After 12 years in the IT industry, seven of which were spent abroad, Anil Kumar, decided it was time to return home to India and start up on his own. “I decided to venture into an industry with a new product that could be introduced in India,” says Kumar, who found his solution in an eco-friendly, water-saving artificial grass. Thus, was born Fieldturf Tarkett in Hyderabad, India.
Fieldturf Tarkett is headquartered in the U.S. with a market of two billion euros that has licensees all over the world. After procuring the exclusive license for India and Sri Lanka, Kumar and his team first wanted to set the notion of artificial turf right. “We don’t position it as a substitute to natural grass. It is an alternative in places where you cannot grow natural grass,” explains Kumar. The idea is to find places where natural grass growth is not conducive, like places with water constraints and rocky terrain.
More and more people are shifting to apartments and flats with space constraint and where rooftops are increasingly being converted into areas for social gatherings. “We have done 1600 installations when it comes to landscaping facilities in houses, lobbies of hotels, corporate campuses and offices,” says Kumar. Apart from catering to homes and offices, Fieldturf also specialises in sporting turfs.
Artificial grass, which is made with polythene fibers treated with UV inhibiters, is not only lead-free, but, also ensures an abrasion-resistant surface, which is a boon to sportspeople since the risk of injuries is minimised. While it costs about Rs 150 per square feet, which is almost ten times more expensive than real grass, artificial turf has long-term benefits that natural grass cannot offer. Requiring no maintenance or water, artificial grass has a life span of 20 – 25 years. A wide range of surfaces from cricket grounds, golfing ranges to football fields enjoy dust free artificial grass, thanks to Fieldturf. Infact, Kolkata’s famous Salt Lake Stadium opted for Fieldturf’s artificial grass for its 90,000 square feet football field. With governing bodies like FIFA, MLB, UEFA, PGA Tour and NFL conferring the approved status on Fieldturf, it truly is an international success that has extended its services to India. They have done 1600 installations so far in the country.
“We don’t position Field Turf as a substitute to natural grass. It is an alternative in places where you cannot grow natural grass,” says Anil Kumar
In terms of installations for offices and households, 95 per cent of the work happens either in balconies or rooftops. Here, they lay a contoured mesh that provides a clearance between the surface of the floor and the grass layers. When the grass is exposed to rain, it percolates to the mesh so that the rain water can flow away into the drain. There is some amount of preparation needed when it comes to landscaping on the ground. A few inches of soil is excavated and layers of graded stone are rolled in so that it provides a strong base for the next 25 years. When it comes to sports fields, a more elaborate preparation system is in place.

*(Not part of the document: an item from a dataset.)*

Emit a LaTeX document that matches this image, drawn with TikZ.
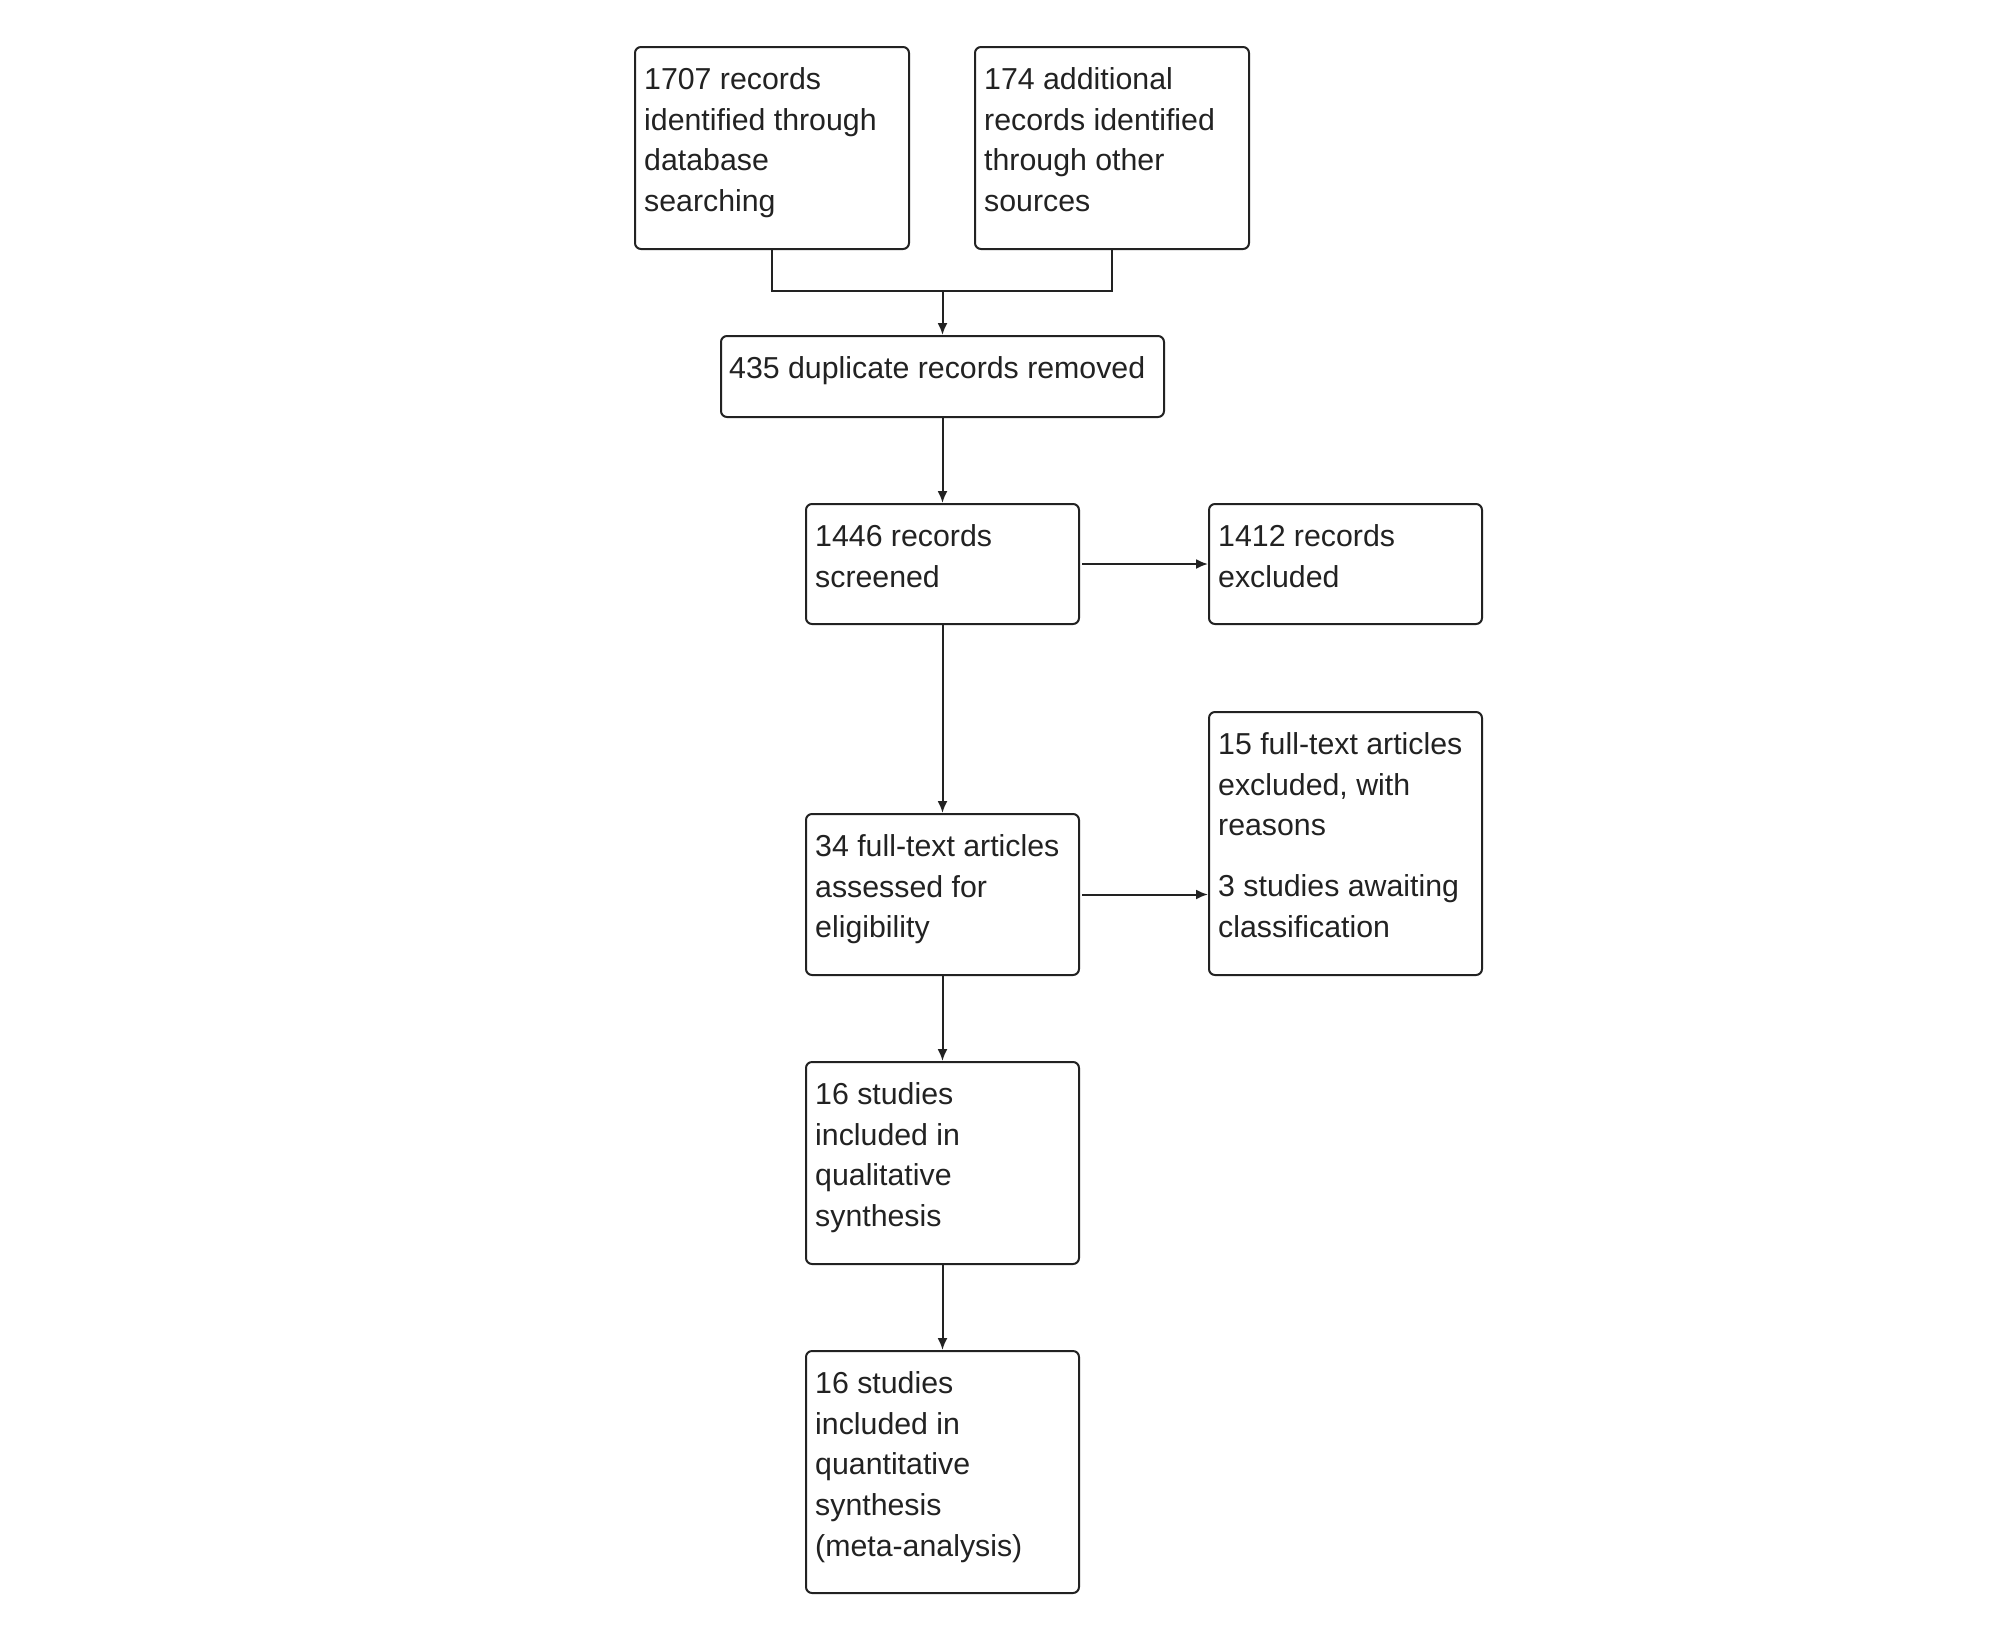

Since the product itself was a novelty in India, Kumar had to lay the groundwork before he went all out selling the product. He visited various trade shows showcasing artificial grass and made potential customers try the surface and explained the inherent advantages of choosing artificial turf. “When it came to catering to the landscaping side of the market, we reached out to companies that had already been dealing with building materials and the like,” explains Kumar. These clients had architects and interior designers in place, which made it easy to provide visibility for the product and target it to the right customer. They currently have 20 distributors across 26 states and one distributor in Sri Lanka. The sports bodies are handled by the head office in Bangalore. They never went on a mass marketing spree, but, stuck to advertising in trade magazines and word-of-mouth marketing through architects and builders.
Fieldturf holds almost 90 per cent stake in the artificial turf market. This could possibly be attributed to the fact that they hold the patent on developing artificial grass, with recognition from around the world. When it comes to funding, Fieldturf Tarkett India has been self-sustained from the beginning and profitable since the end of the first fiscal year. “With current revenues of Rs. 3.5 crore and Rs. 5.5 crore expected in 2010, we are bootstrapped currently,” feels Kumar. While they have no immediate plans to seek funding, they plan on both product diversification and geographical expansion. The idea is to change the mindset of people regarding artificial turf as a separate product that has a different offering than natural grass. Since the market in India is not large enough to start a manufacturing unit of their own, they plan to stick to the import model for the time being. Looks like the grass is always green on this side!